A recent survey of the religious situation in France Published by ‘Le Monde des Religions’ magazine, revealed that Catholicism appears to have declined in the state that has long been hailed the ‘Daughter of the Church’.
According to the published figures, those who are considered Catholics constitute no more than 51 percent of the population, compared with what stood at 67 percent in the 1970s. Only a miniscule 8 percent regularly attend Sunday services – that is, less than 3 million French.
What is interesting about the matter is that the decline of the Catholic Church in France – which is also a general European phenomenon – coincided with two phenomena that seem to be contradictory to this striking scene, namely, the crisis of the secular system and the spread of religious sects that are alien to the traditional ritual fabric.
Although the three examples seem to be in contradiction of one another, they do, in fact, constitute a pattern where they explain one another in a sequence that falls within the same context – the collapse of the standard and institutional foundation of historical religions, which forms the religious absolute in accordance with new societal and behavioral models.
Let us proceed with the rejection of the prevalent image in Arabic literature of the contradiction between secularism and religion in view of the fact that secularism emerged as an antithesis to the Church and an alternative to religion.
It is evident that such a conception comes as a result of generalizing the French experience to the various other European contexts that differed in their experiences and which cannot be boiled down to this individual feature that was the outcome of the nature of the French Enlightenment experience. During the aforementioned time, the situation in France had an anti-religion character, whereas the German enlightenment experience assumed one of religious reform, while the English enlightenment took on what was a reconciliation between political reform and religion.
Secular vision, upon the consideration that it is an institutional expression of the rational view and the free management of the sociopolitical affair, becomes implanted in the enlightenment’s system of values in a manner that is institutionally inextricable from it.
In his pioneering works on secularism, Marcel Gauchet illustrates that the political-religious question in Europe passed through three stages:
1- The first stage, which commenced at the end of the Wars of Religion (AD 1598) and lasted to the end of the 18th Century.
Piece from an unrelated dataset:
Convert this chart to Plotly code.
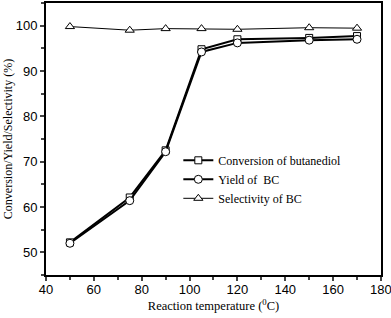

This stage is characterized by the emergence of the concept of the modern civil state as the entity assigned to maintain civil peace, which necessitates the riddance of ideological affiliation and the assimilation of religious and sectarian diversity by granting absolute authority to political authority and submitting the Church to it. Thus appeared the notion of divine right as a manifestation of the absolute authority of the state, which is not in contradiction with religion but rather derives legitimacy from it by virtue of its absolute dimension.
2- The liberal republican stage, which started at the beginning of the 19th Century and was mainly characterized by the institutional separation between the Church and the State within the context of legal modernism, which formalized the two entities: the civil society and the State. If the first stage, which was characterized by the phenomenon of the submission of what is religious to what is political, reflects a unilateral conception of the political body, then the liberal moment dedicated a new polarity in the collective circle between the political and civil fields – thus making it possible to separate between the religious institution and the political one.
This separation, however, assumed distinct forms: alienation between religion and State in France, the transformation of the Church into becoming the center of civil society in Britain, and transferring the civil role of the Church to the political field in America so that it became included in the roots of civil contract, not in terms of its ritual ideological character but rather in its ethical essence.
3-Gauchet believes that European societies entered a third phase after the long conflict between the Church and the State had subsided, a conflict which became the guiding logic of the modern political culture.
The current paradox is that while the conflict was settled at the Church’s expense, the secular state lost the bet that had organized its political effectiveness in view of the fact that this settlement could not have taken place without the rise of the compensatory religion of the Church, which is the civil national dogma that used the same religious dictionary to undertake the merging ideological function that was always performed by historical religions.
From this perspective, the German philosopher and jurist Carl Schmitt said that civil political concepts were but ambiguous theological statements, led by the term ‘sovereignty’, which forms the basis of civil political thought. With the limitation of the concept of sovereignty and the decline of the nationalistic state, the formulation of the religious question itself was renewed. This does not indicate the return of religion to dominate the political field once again, but is rather indicative of its transformation into fodder for regressive inclinations that are a threat to nationalistic units, even in well-established democracies, in addition to becoming behavioral refuse following the decline of major ideologies of modernization.
Thus, the collapse of the official Church paves way for the emergence of new patterns of religiosity that demonstrate the fact that has always been reiterated by anthropologists; the connection with the Absolute is the only fixed dimension in the collective pattern of human social life.